Valley Electric Association members will be asked to ratify bylaw revisions in a special election that will culminate at the 2020 Annual Meeting. View the proposed bylaw changes.
Among the revisions recommended by a volunteer committee of Co-op members are the processes for removing Board members, filling board vacancies and conducting annual, district and special meetings.
“The changes were in response to member requests, and were crafted by members,” says Michelle Caird, Chair of the Member Liaison Committee and a member of the VEA Board of Directors from District 1.
Some of the revisions represent significant changes in content, while many others clean up outdated or confusing wording and bring the bylaws in line with modern-day business practices.
In all, more than two dozen additions, deletions and clarifications were recommended by the Member Liaison Committee to eight of 12 articles that make up the bylaws. The VEA Board of Directors was expected to review the committee’s work at its December meeting. Revisions to the Association’s bylaws must be ratified by two-thirds of members who participate in the special election, which will be conducted during a six-week period beginning in March and ending at the Annual Meeting on April 25.
The most significant changes would affect how meetings are conducted. Others would expand the qualifications for serving on the Board of Directors.
The committee wrote separate definitions for District Meetings and Annual Meetings. The existing bylaws defined both in a single paragraph, which committee members believed was confusing. The amended section on Special Meetings would limit the topics of the meeting to only those included in the meeting notice.
The revised bylaws would allow meeting notices to be sent via electronic mail to members who “opt in.” All other members would be notified – as they are now – by direct mail. Committee members believed strongly that to deliver meeting notices only through the U.S. Postal Service was too costly and not in keeping with how many members would prefer to be notified.
Qualifications for serving on the Board of Directors would include a requirement that the member live in the district for at least one year before being elected or appointed to the Board. And a felony conviction would disqualify a member from serving on the Board, as would being an employee of the Cooperative within five years of serving.

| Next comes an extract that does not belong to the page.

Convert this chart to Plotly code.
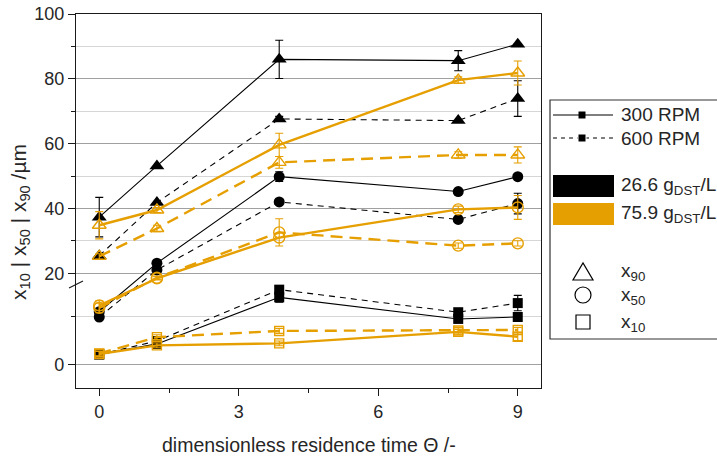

Anyone with close family ties to a VEA employee or contractor would not be eligible to serve on the Board.
Proposed deletions to the bylaws include:
- The $10 membership fee.
- The definition of how a membership can be converted.
- The requirement that meetings be conducted annually in each district.
Clarifications would include:
- Who is eligible for membership.
- The circumstances under which a membership could be terminated or suspended.
- Electing a Director: When more than two candidates run for a seat in a district election, the victor would be the candidate who receives a plurality of votes.
- The process for removing a member of the Board of Directors.
- The process by which Directors would be compensated for meeting attendance.
- The process for filling a vacancy on the Board of Directors due to a resignation.
- The process for members to request bylaw revisions to one that is governed by policy.
Revised definitions would include:
- What a “patron” is.
- What constitutes a quorum at membership meetings.
- What “other utility type services” means.
- The process and rules under which a vote must be conducted to revise the bylaws.
It was a time consuming process to review and revise the bylaws, says Tom Duryea, a member of the committee. “It has worked well, but it was hard work. We have had some struggles and obstacles. One challenge, in particular, is the members of the committee live throughout the VEA service area. We used video conferencing with our members in Fish Lake Valley and Sandy Valley to keep communications going.”
The bylaws were originally written and approved more than five decades ago, so some of the revisions were necessary just to bring the document in line with the times. Membership fees and hard-copy membership certificates might have been necessary in 1965, for example, but they are not now, says Tom. “Also, the article on how to conduct membership and district meetings needs to be written clearer so everyone can understand it.”
The committee considered offering fewer revisions for the special election, but in the end all the revisions on the ballot were deemed important enough to ask for member approval.
“It’s a lot,” says Caird. “The committee was the force for the changes. They were firm in requesting that the members consider significant changes all at once.”
The Member Liaison Committee was created in the spring, and the first meeting was conducted in July. The committee met at least monthly until all the proposed bylaw revisions were completed.
Caird says the process of revising bylaws will be ongoing. “Every year going forward, the committee will review and suggest changes as needed.”
The bylaws were first approved in 1965 and have been updated eight times since, the most recent being in 2018.